На большом столе — гранки: Горбачев, Ленин, Бухарин — все вместе. Разговор — подчеркнуто простой и задушевный, объем книги — любой, гонорар — большой, аванс — немедленно. Впервые я разговаривал с партийным чиновником столь высокого ранга и угодил как раз в период «линьки». Эти люди поразительно легко и ловко менялись. Впрочем, менялись ли? Ведь они умели подчиняться настолько виртуозно, что это всегда получалось естественно и даже как-то выстраданно. А возможно, я, как часто случается в таких вот легкомысленно-презрительных пассажах, и несправедлив. Почему не предположить и иное — руководители «Политиздата», какими бы конформистами ни были, оставаясь все же людьми образованными и неглупыми, искренне радовались возможности печатать не только труды генсеков и отчеты о съездах КПСС, но и (оставаясь при той же кормушке) интересные, дискуссионные книги — того же Бухарина. Но верится в это благостное предположение мало.
Я спросил, как от Миусской площади, где помещался «Политиздат», доехать до центра (как будто сотрудники этой конторы умели ездить на метро!). «Сейчас», — ответил главный и что-то сказал в переговорное устройство.
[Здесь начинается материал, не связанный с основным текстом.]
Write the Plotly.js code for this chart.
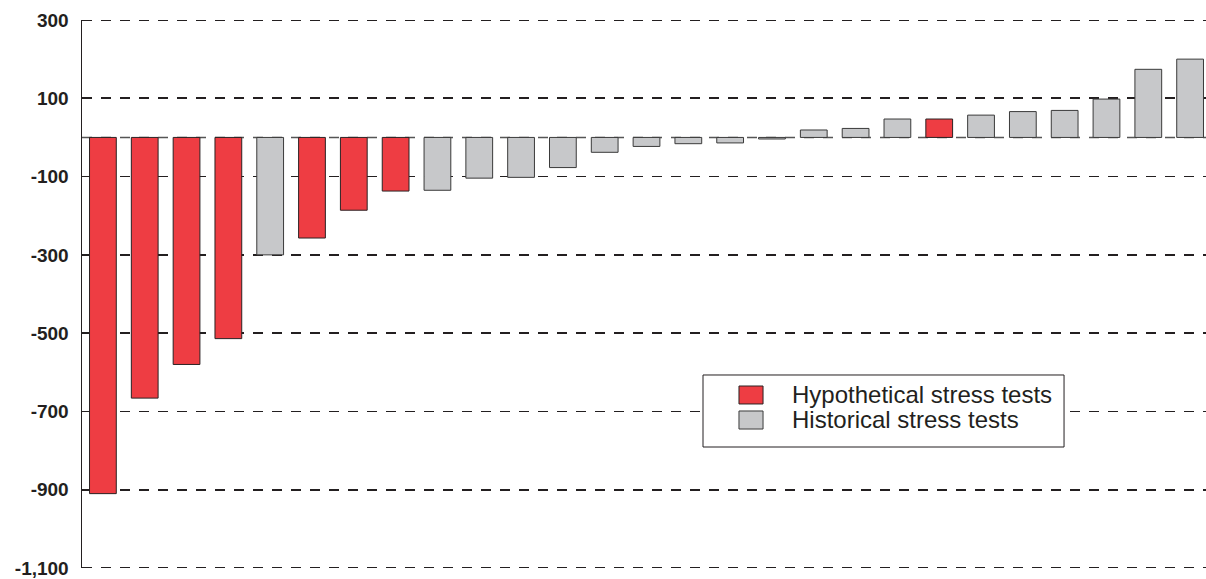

Появился сытый молодой человек в дубленке, рядом с которой моя, драматически вывезенная из Чехословакии, показалась лохмотьями. Я понял, что это шофер, только когда, представившись: «Саша», он усадил меня в черную «Волгу», особо, по-партийному сияюще-вороную, с цветными фарами за решеткой радиатора и массою других начальственных аксессуаров. Саша помчал меня по осевой линии, подмигивая «спецсигналами» и грозно квакая «спецсигналом». Милиционеры козыряли, машины шарахались. Сославшись на перемену планов, я вылез из «членовозки» в большом смущении.
Такого рода страшновато-смешных парадоксов было тогда полным-полно. Как-то по телевидению седеющий грустный литератор на фоне карельской березы, зеленого штофа и портретов царской семьи страстно и почти сквозь слезы рассказывал, как искал под Екатеринбургом останки убиенного большевиками государя императора. Я переключил программу. Шли титры недавно снятого историко-революционного фильма со Сталиным и Дзержинским. Автором сценария был тот самый седеющий и грустный писатель-монархист.
А что до книжки, я так и не написал ее. То ли просто «не пошло», то ли понимал, что издательские планы слишком хрупки и книжку не напечатают. А скорее всего, несколько надменные и вместе робкие мечтания написать «Исповедь пасынка века» (то, что в конце концов стало этими воспоминаниями) и естественным образом соединить ее с публицистическим пафосом раннеперестроечного толка были и поспешны, и преждевременны.
Кроме того, вышедшие из подполья и просто из легкой полутени окололитературные диссиденты то и дело давали понять, что о темных временах должны писать страстотерпцы и подлинные радетели свободы, а не столь «благополучные» авторы, как я. Это было унизительно и противно и несколько остудило мой пыл, что, разумеется, меня не украшает. Но я не жалею, что тогда книжка не получилась. Она могла бы стать скорее модной, чем личной. И забрала бы у меня то, что питает нынешние страницы.
Да и настолько стремительно и странно менялось все вокруг, что трудно было бы сосредоточиться, собраться, увидеть ту драматическую стройность былого, без чего прошлого не понять и не написать о нем.